In a complaint against the state, worker says he was accused of violating policy and instructed to get a mental health evaluation after mentioning climate change.
An employee of Florida’s environmental protection department was forced to take a leave of absence and seek a mental health evaluation for violating governor Rick Scott’s unwritten ban on using the phrases “climate change” or “global warming” under any circumstance, according to a complaint filed against the state.
Governor Rick Scott has ardently denied that there is an unwritten ban on using the terms climate change and global warming. Photograph: Chris O'Meara/AP
Longtime employee Barton Bibler reportedly included an explicit mention of climate change in his official notes from a Florida Coastal Managers Forum meeting in late February, during which climate change, rising sea levels and the possible environmental impact of the Keystone XL Pipeline were discussed.

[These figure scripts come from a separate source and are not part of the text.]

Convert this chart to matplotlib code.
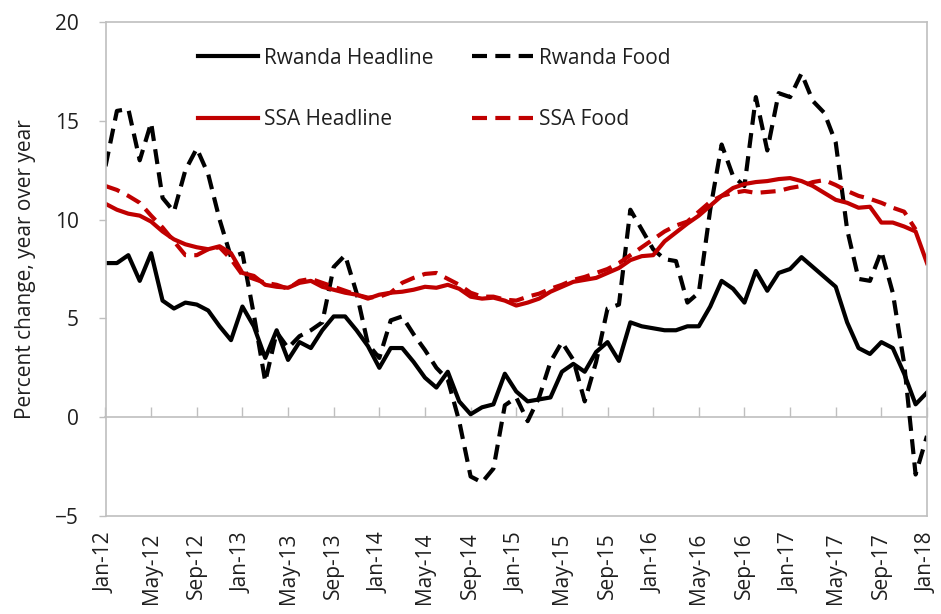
import numpy as np
import matplotlib
matplotlib.use("Agg")
import matplotlib.pyplot as plt

plt.rcParams['font.family'] = ['Open Sans', 'DejaVu Sans']

# Monthly data, Jan-12 .. Jan-18 (73 months)
n_months = 73
tick_labels = ["Jan-12", "May-12", "Sep-12", "Jan-13", "May-13", "Sep-13",
               "Jan-14", "May-14", "Sep-14", "Jan-15", "May-15", "Sep-15",
               "Jan-16", "May-16", "Sep-16", "Jan-17", "May-17", "Sep-17", "Jan-18"]

rwanda_headline = [7.8, 7.8, 8.2, 6.9, 8.3, 5.9, 5.5, 5.8, 5.7, 5.4, 4.6, 3.9,
                   5.6, 4.6, 3.0, 4.4, 2.9, 3.8, 3.5, 4.4, 5.1, 5.1, 4.4, 3.6,
                   2.5, 3.5, 3.5, 2.8, 2.0, 1.5, 2.3, 0.8, 0.15, 0.5, 0.65, 2.2,
                   1.3, 0.8, 0.9, 1.0, 2.3, 2.7, 2.3, 3.3, 3.8, 2.85, 4.8, 4.6,
                   4.5, 4.4, 4.4, 4.6, 4.6, 5.6, 6.9, 6.5, 5.8, 7.4, 6.4, 7.3,
                   7.5, 8.1, 7.6, 7.1, 6.6, 4.8, 3.5, 3.2, 3.8, 3.5, 2.2, 0.65,
                   1.25]

rwanda_food = [12.7, 15.5, 15.6, 13.0, 14.9, 11.1, 10.4, 12.5, 13.6, 12.3, 10.0, 8.1,
               8.3, 5.2, 1.8, 4.3, 3.5, 4.1, 4.4, 4.8, 7.6, 8.2, 6.3, 3.7,
               3.0, 4.9, 5.1, 4.2, 3.4, 2.5, 1.9, -0.2, -3.0, -3.3, -2.6, 0.6,
               1.0, -0.2, 1.0, 2.8, 3.8, 2.9, 0.8, 2.8, 5.5, 5.7, 10.5, 9.5,
               8.5, 8.0, 7.9, 5.8, 6.3, 10.5, 13.8, 12.2, 11.7, 16.2, 13.5, 16.4,
               16.2, 17.4, 16.0, 15.4, 13.9, 9.5, 7.0, 6.9, 8.4, 6.3, 2.7, -2.9,
               -0.95]

ssa_headline = [10.8, 10.5, 10.3, 10.2, 9.9, 9.4, 9.0, 8.75, 8.6, 8.5, 8.65, 8.3,
                7.3, 7.15, 6.7, 6.6, 6.55, 6.8, 6.9, 6.6, 6.45, 6.3, 6.2, 6.0,
                6.2, 6.3, 6.35, 6.45, 6.6, 6.55, 6.7, 6.5, 6.1, 6.0, 6.05, 5.9,
                5.65, 5.8, 6.0, 6.35, 6.6, 6.85, 6.95, 7.05, 7.3, 7.55, 7.95, 8.15,
                8.2, 8.9, 9.35, 9.8, 10.2, 10.7, 11.2, 11.6, 11.8, 11.9, 11.95, 12.05,
                12.1, 11.95, 11.7, 11.35, 11.0, 10.85, 10.6, 10.65, 9.85, 9.85, 9.65, 9.4,
                7.8]

ssa_food = [11.7, 11.5, 11.2, 10.85, 10.2, 9.6, 8.9, 8.2, 8.2, 8.5, 8.6, 8.0,
            7.2, 7.0, 6.8, 6.7, 6.5, 6.9, 7.0, 6.8, 6.6, 6.4, 6.2, 6.05,
            6.1, 6.3, 6.8, 7.05, 7.25, 7.3, 7.0, 6.7, 6.3, 6.1, 6.1, 5.95,
            5.9, 6.1, 6.25, 6.5, 6.7, 6.95, 7.1, 7.3, 7.5, 7.8, 8.2, 8.6,
            9.0, 9.4, 9.7, 9.9, 10.4, 10.9, 11.2, 11.35, 11.45, 11.35, 11.4, 11.45,
            11.6, 11.7, 11.9, 12.0, 11.75, 11.45, 11.2, 11.05, 10.85, 10.6, 10.4, 9.5,
            np.nan]

x = np.arange(n_months)
tick_pos = np.arange(0, n_months, 4)

RED = '#C00000'
TXT = '#1f1f1f'
GRID = '#BFBFBF'

fig = plt.figure(figsize=(9.41, 6.14), dpi=100)
ax = fig.add_axes([105.5 / 941, 1 - 516 / 614, (927 - 105.5) / 941, (516 - 22) / 614])

lw = 3.0
dash = (3.6, 2.0)
l1, = ax.plot(x, rwanda_headline, color='black', lw=lw, label='Rwanda Headline')
l2, = ax.plot(x, rwanda_food, color='black', lw=lw, ls=(0, dash), label='Rwanda Food')
l3, = ax.plot(x, ssa_headline, color=RED, lw=lw, label='SSA Headline')
l4, = ax.plot(x, ssa_food, color=RED, lw=lw, ls=(0, dash), label='SSA Food')

ax.set_xlim(0, n_months - 1)
ax.set_ylim(-5, 20)
ax.set_yticks([-5, 0, 5, 10, 15, 20])
ax.set_xticks(tick_pos)
ax.set_xticklabels(tick_labels, rotation=90, fontsize=15, color=TXT)
ax.tick_params(axis='x', length=0, pad=12)
ax.tick_params(axis='y', length=5, width=1, color=GRID, labelsize=15,
               labelcolor=TXT, pad=14)

for s in ax.spines.values():
    s.set_color(GRID)
    s.set_linewidth(1.2)

# category axis crossing at zero
sec = ax.secondary_xaxis(0.2)
sec.set_xticks(tick_pos)
sec.set_xticklabels([])
sec.tick_params(axis='x', direction='in', length=7, width=1, color=GRID)
sec.spines['bottom'].set_color(GRID)
sec.spines['bottom'].set_linewidth(1.2)

ax.set_ylabel('Percent change, year over year', fontsize=15, color=TXT, labelpad=14)

leg = ax.legend(handles=[l1, l3, l2, l4], ncol=2, loc='upper left',
                bbox_to_anchor=(0.112, 0.948), frameon=False, fontsize=15,
                handlelength=2.9, handletextpad=0.3, labelspacing=1.95,
                columnspacing=1.85, borderpad=0, borderaxespad=0)
for t in leg.get_texts():
    t.set_color(TXT)

fig.savefig('out.png', dpi=100)
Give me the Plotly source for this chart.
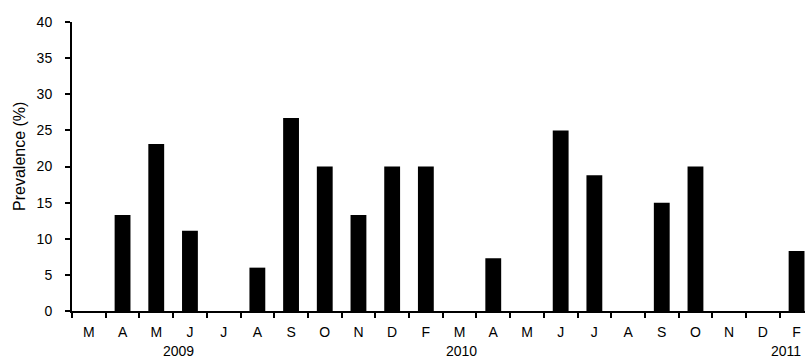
import plotly.graph_objects as go

months = ["M", "A", "M", "J", "J", "A", "S", "O", "N", "D", "F",
          "M", "A", "M", "J", "J", "A", "S", "O", "N", "D", "F"]
prevalence = [0, 13.3, 23.1, 11.1, 0, 6.0, 26.7, 20.0, 13.3, 20.0, 20.0,
              0, 7.3, 0, 25.0, 18.8, 0, 15.0, 20.0, 0, 0, 8.3]
year_labels = ["2009", "2010", "2011"]
year_pos = [2.67, 11.07, 21.18]
year_anchor = ["center", "center", "right"]
y_ticks = [0, 5, 10, 15, 20, 25, 30, 35, 40]

idx = list(range(len(months)))
font = dict(family="Liberation Sans, Arial, sans-serif", size=14, color="black")

fig = go.Figure()
fig.add_trace(go.Bar(x=idx, y=prevalence, width=0.47,
                     marker=dict(color="black", line=dict(width=0))))

fig.update_layout(
    width=805, height=358,
    margin=dict(l=72, r=0, t=22, b=47, autoexpand=False),
    plot_bgcolor="white", paper_bgcolor="white",
    showlegend=False, font=font,
)
fig.update_xaxes(
    range=[-0.5, 21.25], tickmode="array", tickvals=idx, ticktext=months,
    showline=True, linecolor="black", linewidth=2,
    showgrid=False, zeroline=False, ticks="", tickfont=font,
    automargin=False, ticklabelstandoff=7,
    minor=dict(tickmode="array", tickvals=[i - 0.5 for i in idx],
               ticks="outside", ticklen=5, tickwidth=2, tickcolor="black",
               showgrid=False),
)
fig.update_yaxes(
    range=[0, 40], tickmode="array", tickvals=y_ticks,
    showline=True, linecolor="black", linewidth=2,
    ticks="outside", ticklen=5, tickwidth=2, tickcolor="black",
    showgrid=False, zeroline=False, tickfont=font,
    automargin=False, ticklabelstandoff=10,
)

for lab, pos, anc in zip(year_labels, year_pos, year_anchor):
    fig.add_annotation(x=pos, y=0, xref="x", yref="paper", text=lab,
                       xanchor=anc, yanchor="middle",
                       showarrow=False, yshift=-40, font=font)

fig.add_annotation(x=(20 - 72) / 733, y=0.533, xref="paper", yref="paper",
                   xanchor="center", yanchor="middle",
                   text="Prevalence (%)", textangle=-90, showarrow=False,
                   font=dict(family=font["family"], size=16, color="black"))

fig.write_html("out.html",
               config={"displayModeBar": False},
               post_script="document.body.style.margin='0';document.body.style.overflow='hidden';")
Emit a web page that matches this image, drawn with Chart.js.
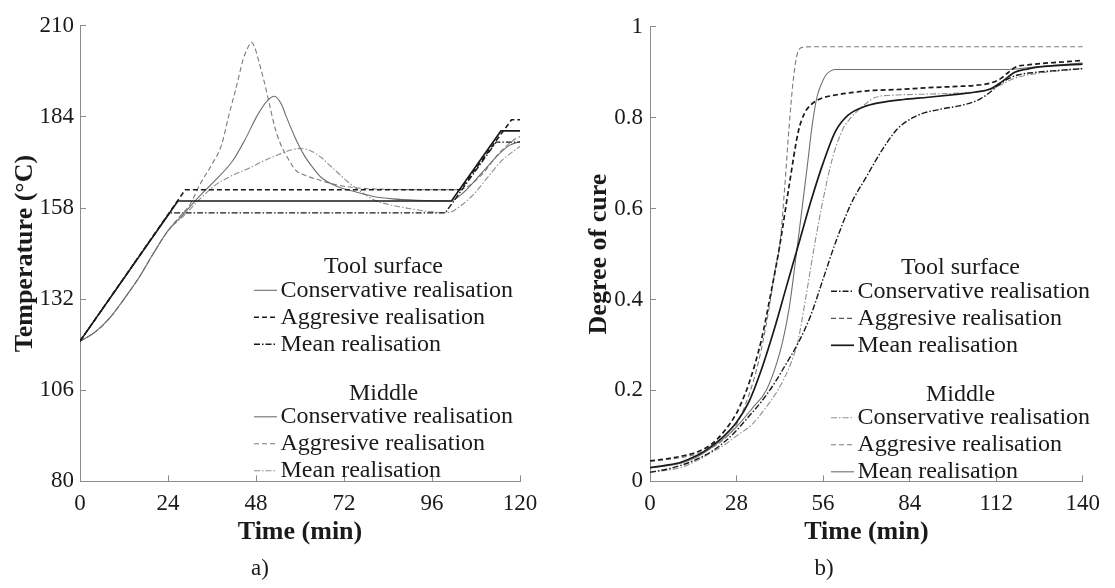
<!DOCTYPE html>
<html>
<head>
<meta charset="utf-8">
<script src="https://cdn.jsdelivr.net/npm/chart.js@4.4.1/dist/chart.umd.min.js"></script>
<style>
  html, body { margin: 0; padding: 0; background: #fff; }
  #wrapA, #wrapB { position: absolute; top: 0; height: 588px; }
  #wrapA { left: 0; width: 557px; }
  #wrapB { left: 557px; width: 558px; }
</style>
</head>
<body>
<div id="wrapA"><canvas id="tempChart" width="557" height="588"></canvas></div>
<div id="wrapB"><canvas id="cureChart" width="558" height="588"></canvas></div>
<script>
// ---- a) temperature (degC) vs time (min) ----
const tempTicksX = [0, 24, 48, 72, 96, 120];
const tempTicksY = [80, 106, 132, 158, 184, 210];

const tsConsT = [0, 26.7, 101.3, 114.8, 120];
const tsConsY = [120, 160, 160, 180, 180];
const tsAggrT = [0, 28.7, 103.7, 117.7, 120];
const tsAggrY = [120, 163.2, 163.2, 183.2, 183.2];
const tsMeanT = [0, 24.4, 99.6, 113.5, 120];
const tsMeanY = [120, 156.6, 156.6, 176.8, 176.8];

const mConsT = [0, 4, 8, 12, 16, 20, 24, 28, 32.8, 37, 41.6, 45, 48.4, 51, 53, 55, 56.1, 58.5, 61, 63.5, 65.8, 70, 75.5, 80, 85.3, 92, 101, 104.7, 110, 114.4, 117, 120];
const mConsY = [120, 122.5, 126.5, 132, 138, 145, 151.5, 156, 161.6, 166, 171.4, 177.5, 184.5, 188.5, 189.9, 187.5, 184.5, 178.5, 173.3, 169.5, 166.7, 164.2, 162.5, 161.3, 160.6, 160.2, 160, 162.5, 168.5, 173.5, 175.8, 177];
const mAggrT = [0, 4, 8, 12, 16, 20, 24, 28, 30, 32.8, 36, 38.6, 40.6, 42.5, 44.5, 45.8, 46.7, 47.6, 48.6, 50.3, 51.8, 53.2, 54.6, 56.1, 59, 61, 65.8, 70, 75, 85, 103, 106, 110, 114, 118, 120];
const mAggrY = [120, 122.5, 126.5, 132, 138, 145, 151.5, 156.5, 159, 164.9, 170.5, 176, 184.5, 192, 200.4, 203.8, 205.3, 204, 200.5, 193.8, 187, 180.8, 176.5, 173.3, 168.6, 167.5, 165.8, 164.6, 163.8, 163.3, 163.2, 164.3, 168, 173.3, 177.2, 178.4];
const mMeanT = [0, 4, 8, 12, 16, 20, 24, 28, 32, 36.7, 41, 46.4, 50, 54.2, 57, 60, 63, 65.8, 68, 70.7, 73, 75.5, 78, 80.4, 85, 90.1, 95, 98.8, 101, 103, 107, 111, 115, 120];
const mMeanY = [120, 122.5, 126.5, 132, 138, 145, 151.5, 155.5, 159.8, 164.4, 167, 169.5, 171.4, 173.3, 174.4, 175, 174.3, 172.4, 170.3, 167.7, 165.5, 163.5, 161.7, 160.2, 158.8, 157.8, 157, 156.7, 156.8, 158, 161.5, 166.5, 171.5, 175.6];

// ---- b) degree of cure vs time (min) ----
const cureTicksX = [0, 28, 56, 84, 112, 140];
const cureTicksY = [0, 0.2, 0.4, 0.6, 0.8, 1];

const cTsConsT = [0, 5, 10, 15, 20, 25, 28, 32, 36, 40, 44, 48, 52, 56, 60, 65, 70, 75, 80, 85, 89, 95, 100, 104, 107, 110, 113, 116, 119, 125, 132, 140];
const cTsConsY = [0.02, 0.026, 0.035, 0.048, 0.066, 0.092, 0.112, 0.143, 0.175, 0.213, 0.258, 0.305, 0.365, 0.445, 0.525, 0.61, 0.67, 0.728, 0.775, 0.8, 0.811, 0.82, 0.826, 0.833, 0.842, 0.856, 0.873, 0.886, 0.894, 0.9, 0.904, 0.908];
const cTsAggrT = [0, 5, 10, 15, 20, 24, 28, 30, 32, 36, 39, 42, 45, 48, 50, 52, 54, 56, 60, 65, 72, 80, 90, 100, 105, 110, 113, 116, 118.5, 122, 128, 132, 140];
const cTsAggrY = [0.045, 0.049, 0.055, 0.064, 0.082, 0.11, 0.15, 0.18, 0.215, 0.31, 0.41, 0.52, 0.65, 0.77, 0.81, 0.828, 0.838, 0.844, 0.85, 0.855, 0.86, 0.862, 0.866, 0.869, 0.871, 0.876, 0.884, 0.9, 0.912, 0.916, 0.92, 0.922, 0.926];
const cTsMeanT = [0, 5, 10, 15, 18, 24, 28, 32, 36, 40, 44, 48, 52, 56, 60, 64, 70, 76, 82, 90, 100, 105, 110, 114, 118, 122, 126, 140];
const cTsMeanY = [0.03, 0.035, 0.042, 0.056, 0.068, 0.1, 0.13, 0.175, 0.245, 0.33, 0.425, 0.52, 0.615, 0.7, 0.77, 0.805, 0.826, 0.835, 0.84, 0.845, 0.852, 0.856, 0.863, 0.88, 0.9, 0.907, 0.912, 0.918];

const cMConsT = [0, 5, 10, 15, 18, 24, 28, 33, 37, 41.3, 45, 47.8, 50.3, 52, 53.5, 56, 59, 62.4, 65, 67.6, 70, 73, 80, 90, 104, 110, 114, 118, 125, 132, 140];
const cMConsY = [0.02, 0.024, 0.03, 0.045, 0.056, 0.08, 0.1, 0.125, 0.158, 0.2, 0.25, 0.307, 0.4, 0.47, 0.53, 0.62, 0.71, 0.775, 0.8, 0.818, 0.832, 0.845, 0.85, 0.852, 0.856, 0.862, 0.874, 0.887, 0.897, 0.903, 0.908];
const cMAggrT = [0, 5, 10, 15, 20, 24, 28, 32, 35, 38, 40.6, 42, 43.5, 45, 46.3, 47.3, 48.2, 49.5, 52, 140];
const cMAggrY = [0.045, 0.048, 0.052, 0.06, 0.074, 0.093, 0.125, 0.19, 0.26, 0.36, 0.47, 0.52, 0.64, 0.78, 0.88, 0.93, 0.95, 0.955, 0.956, 0.956];
const cMMeanT = [0, 5, 10, 15, 18, 24, 28, 33, 37.6, 41, 43, 45, 46.6, 49, 51, 52.4, 54, 55.5, 57, 58.5, 60, 112, 116, 118.5, 122, 130, 140];
const cMMeanY = [0.03, 0.034, 0.04, 0.053, 0.065, 0.095, 0.12, 0.16, 0.2, 0.26, 0.31, 0.38, 0.46, 0.59, 0.7, 0.78, 0.845, 0.875, 0.895, 0.903, 0.906, 0.906, 0.906, 0.907, 0.91, 0.915, 0.92];

const SERIF = "'Liberation Serif', 'Times New Roman', serif";
const INK = '#1a1a1a';

function pts(ts, ys) {
    return ts.map((t, i) => ({ x: t, y: ys[i] }));
}

function line(label, ts, ys, color, width, dash, smooth) {
    return {
        label: label,
        data: pts(ts, ys),
        borderColor: color,
        borderWidth: width,
        borderDash: dash,
        pointRadius: 0,
        fill: false,
        tension: 0,
        cubicInterpolationMode: smooth ? 'monotone' : 'default'
    };
}

const DASH = [5, 3];
const DASHDOT = [6, 2, 1.5, 2];

// legend drawn in two groups inside the plot
const groupLegend = {
    id: 'groupLegend',
    afterDraw(chart, args, opts) {
        const { ctx, chartArea } = chart;
        const sets = chart.data.datasets;
        const recolor = opts.sampleColors || {};
        ctx.save();
        ctx.font = opts.font;
        ctx.textBaseline = 'middle';
        ctx.fillStyle = INK;
        let widest = 0;
        opts.groups.forEach(g => g.items.forEach(i => {
            widest = Math.max(widest, ctx.measureText(sets[i].label).width);
        }));
        const x0 = chartArea.left + opts.left;
        const blockW = opts.sample + opts.gap + widest;
        let y = chartArea.top + opts.top;
        opts.groups.forEach(g => {
            ctx.textAlign = 'center';
            ctx.fillText(g.title, x0 + blockW / 2, y);
            y += opts.headerGap;
            g.items.forEach(i => {
                const ds = sets[i];
                const sc = recolor[i];
                ctx.strokeStyle = sc ? sc.color : ds.borderColor;
                ctx.lineWidth = sc ? sc.width : ds.borderWidth;
                ctx.setLineDash(ds.borderDash || []);
                ctx.beginPath();
                ctx.moveTo(x0, y);
                ctx.lineTo(x0 + opts.sample, y);
                ctx.stroke();
                ctx.setLineDash([]);
                ctx.textAlign = 'left';
                ctx.fillText(ds.label, x0 + opts.sample + opts.gap, y);
                y += opts.rowGap;
            });
            y += opts.groupGap - opts.rowGap;
        });
        ctx.restore();
    }
};

function axes(xTicks, yTicks, yTitle, yWidth, yTitlePad, yLabelPad) {
    const fixed = vals => function (scale) {
        scale.ticks = vals.map(v => ({ value: v }));
    };
    return {
        x: {
            type: 'linear',
            min: xTicks[0],
            max: xTicks[xTicks.length - 1],
            afterBuildTicks: fixed(xTicks),
            afterFit: s => { s.height = 74.1; },
            grid: { drawOnChartArea: false, tickLength: -6, color: '#8c8c8c' },
            border: { display: true, color: '#8c8c8c', width: 1 },
            ticks: { color: INK, padding: 15, maxRotation: 0, font: { family: SERIF, size: 23 },
                     callback: v => String(v) },
            title: { display: true, text: 'Time (min)', color: INK, padding: { top: 0, bottom: 8 },
                     font: { family: SERIF, size: 26, weight: 'bold' } }
        },
        y: {
            type: 'linear',
            min: yTicks[0],
            max: yTicks[yTicks.length - 1],
            afterBuildTicks: fixed(yTicks),
            afterFit: s => { s.width = yWidth; },
            grid: { drawOnChartArea: false, tickLength: -6, color: '#8c8c8c' },
            border: { display: true, color: '#8c8c8c', width: 1 },
            ticks: { color: INK, padding: yLabelPad, font: { family: SERIF, size: 23 },
                     callback: v => String(v) },
            title: { display: true, text: yTitle, color: INK, padding: { top: yTitlePad, bottom: 0 },
                     font: { family: SERIF, size: 26, weight: 'bold' } }
        }
    };
}

function baseOptions(caption, rightPad, scales, legendLeft, sampleColors) {
    return {
        responsive: false,
        animation: false,
        layout: { padding: { top: 19, left: 0, right: rightPad, bottom: 0 } },
        scales: scales,
        plugins: {
            legend: { display: false },
            tooltip: { enabled: false },
            title: { display: true, position: 'bottom', text: caption, color: INK,
                     padding: { top: 0, bottom: 5 }, font: { family: SERIF, size: 23, weight: 'normal' } },
            groupLegend: {
                font: '24px ' + SERIF,
                left: legendLeft, top: 241, sample: 23, gap: 3.5,
                headerGap: 23.5, rowGap: 27, groupGap: 49,
                sampleColors: sampleColors,
                groups: [
                    { title: 'Tool surface', items: [0, 1, 2] },
                    { title: 'Middle', items: [3, 4, 5] }
                ]
            }
        }
    };
}

new Chart(document.getElementById('tempChart'), {
    type: 'line',
    data: {
        datasets: [
            line('Conservative realisation', tsConsT, tsConsY, '#1a1a1a', 1.6, [], false),
            line('Aggresive realisation', tsAggrT, tsAggrY, '#1a1a1a', 1.6, DASH, false),
            line('Mean realisation', tsMeanT, tsMeanY, '#1a1a1a', 1.4, DASHDOT, false),
            line('Conservative realisation', mConsT, mConsY, '#6f6f6f', 1.1, [], true),
            line('Aggresive realisation', mAggrT, mAggrY, '#7a7a7a', 1.1, DASH, true),
            line('Mean realisation', mMeanT, mMeanY, '#8e8e8e', 1.1, DASHDOT, true)
        ]
    },
    options: baseOptions('a)', 37, axes(tempTicksX, tempTicksY, 'Temperature (°C)', 80, 9.4, 12), 174,
                         { 0: { color: '#6f6f6f', width: 1.1 } }),
    plugins: [groupLegend]
});

new Chart(document.getElementById('cureChart'), {
    type: 'line',
    data: {
        datasets: [
            line('Conservative realisation', cTsConsT, cTsConsY, '#1a1a1a', 1.4, DASHDOT, true),
            line('Aggresive realisation', cTsAggrT, cTsAggrY, '#1a1a1a', 1.7, DASH, true),
            line('Mean realisation', cTsMeanT, cTsMeanY, '#1a1a1a', 1.7, [], true),
            line('Conservative realisation', cMConsT, cMConsY, '#8e8e8e', 1.1, DASHDOT, true),
            line('Aggresive realisation', cMAggrT, cMAggrY, '#7a7a7a', 1.1, DASH, true),
            line('Mean realisation', cMMeanT, cMMeanY, '#6f6f6f', 1.1, [], true)
        ]
    },
    options: baseOptions('b)', 24, axes(cureTicksX, cureTicksY, 'Degree of cure', 93, 26.4, 13), 181,
                         { 1: { color: '#555', width: 1.2 } }),
    plugins: [groupLegend]
});
</script>
</body>
</html>
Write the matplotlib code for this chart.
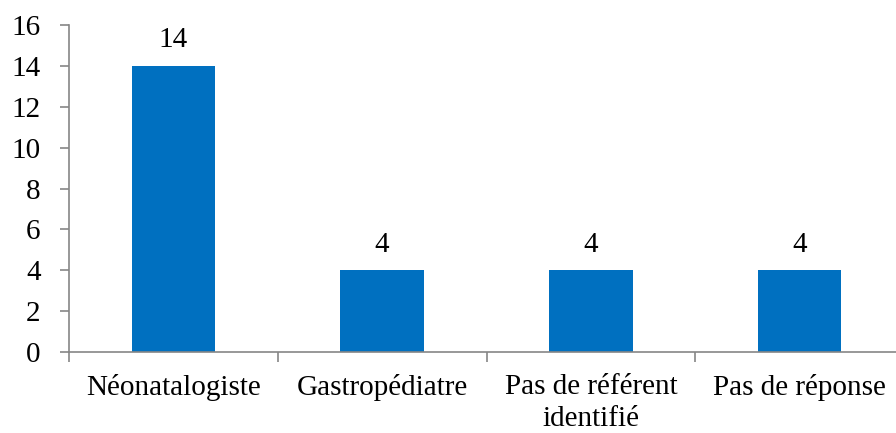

On March 9th, Bibler received a formal reprimand for “misrepresenting that ‘the official meeting agenda included climate change’”, according to a statement from Public Employees for Environmental Responsibility (Peer), a nationwide non-profit that champions public employees’ rights and providers resources and guidance to whistleblowers using its network of members across the country.
Bibler was instructed to stay away from the office for two days and told he could return to work only after a mental health evaluation from his doctor verified his “fitness for duty”, the complaint said. In the letter to Florida’s inspector general, Candie Fuller, the state’s Peer director calls for a full investigation to the matter.
Bibler told the Miami Herald that he “didn’t get the memo” about the gag order, so when he introduced himself by congratulating other officials on the call for the “exciting” work they were doing to address climate change, the “reaction was mostly shock.”
News of the governor’s ban on the phrases first surfaced in early March, when theFlorida Center for Investigative Reporting found that the ban came from the top after Scott took office and appointed Herschel Vinyard Jr. as DEP director.
Guardian requests for comment from Scott, the Florida inspector general and the environmental protection department were not immediately returned on Thursday, but Scott and representatives from his office have ardently denied such a policy exists.
Florida is particularly vulnerable to the effects of climate change, as 80% of the state’s residents live or work near the coasts and damage from recent storms, including hurricane Wilma, has caused billions of dollars in damage since 2005.
*This article was amended on 19 March 2015. An earlier version said damage from hurricanes had caused billions of dollars in damage since 2005.